The Beatles like I've never heard them before

I was in my local hi-fi shop last weekend listening to some speakers costing an awful lot of money. They had ribbon tweeters which can reproduce frequencies above 20khz. They sounded so good that I was tempted to reach for my credit card. I resisted temptation.

I then went to my local record store and bought a couple of CDs. The owner was playing some rather nice jazz and his 1990 vintage speakers sounded just as good as the super expensive ones I had just been listening too. I can't hear frequencies much higher than 13 khz so the ribbon tweeters aren't much use for me. The top note on a violin vibrates at about 4.5 khz and a soprano rarely breaches 1.5khz. I think that I saved myself a lot of money; my 1990s speakers still sound very good and have all the frequency range needed, even for a young blood, so there is no need to change them.

The record shop had just started to sell new vinyl LPs and I thumbed through the selection and to my surprise I had a couple of original versions of the newly released 180gm vinyls on sale.

I was chatting away to the owner about his new LP sales which seem to be doing reasonably well when he said that a customer had 'phoned him about the new Beatles mono LPs on 180gm vinyl.  The customer had said " it was like listening to the Beatles as he had never heard them before". I wonder where the customer had been all his life.

At home I have got a near mint condition of  "With The Beatles" in mono from 1963 and in 160 gm vinyl. I have also bought the latest 180 gm version for comparison. They sound almost identical to me. And so they should as the whole idea of the new pressings was to make them sound as close as possible to the original LPs. I fail to see, therefore, how anyone could claim that the new LPs "are like listening to The Beatles like I have never heard them before".
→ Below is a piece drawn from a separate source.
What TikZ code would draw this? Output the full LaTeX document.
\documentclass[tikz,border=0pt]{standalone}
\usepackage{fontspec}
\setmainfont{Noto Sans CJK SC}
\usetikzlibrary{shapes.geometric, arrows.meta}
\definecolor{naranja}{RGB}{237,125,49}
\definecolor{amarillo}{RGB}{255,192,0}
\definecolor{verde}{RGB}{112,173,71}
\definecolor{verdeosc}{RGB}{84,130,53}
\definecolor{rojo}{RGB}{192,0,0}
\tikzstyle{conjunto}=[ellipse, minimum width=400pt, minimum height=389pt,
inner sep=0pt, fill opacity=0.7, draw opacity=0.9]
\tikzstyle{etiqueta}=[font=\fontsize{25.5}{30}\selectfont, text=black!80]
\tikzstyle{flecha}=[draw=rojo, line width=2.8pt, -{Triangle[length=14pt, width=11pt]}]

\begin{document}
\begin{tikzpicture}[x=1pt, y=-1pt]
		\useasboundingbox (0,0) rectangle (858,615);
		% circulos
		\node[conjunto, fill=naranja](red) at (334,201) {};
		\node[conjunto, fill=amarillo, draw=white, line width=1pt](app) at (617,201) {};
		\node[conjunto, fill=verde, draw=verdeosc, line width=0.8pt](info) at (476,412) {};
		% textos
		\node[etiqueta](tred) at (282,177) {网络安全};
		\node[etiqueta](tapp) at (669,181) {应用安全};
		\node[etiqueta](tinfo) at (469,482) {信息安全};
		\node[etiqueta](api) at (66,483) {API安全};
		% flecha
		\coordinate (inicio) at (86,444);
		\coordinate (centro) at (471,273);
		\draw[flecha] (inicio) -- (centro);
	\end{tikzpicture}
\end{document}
To me it seems as if expectation bias and the power of suggestion are having an influence on the judgement of the listener. This is not to say that the newly re-mastered LPs are not worth buying as they genuinely sound very good. They are really worth buying if your old Beatles mono albums are worn out and need replacement. Just don't play them on a 1960s mono player as you will ruin them forever just like most of us did back then in the days of yore.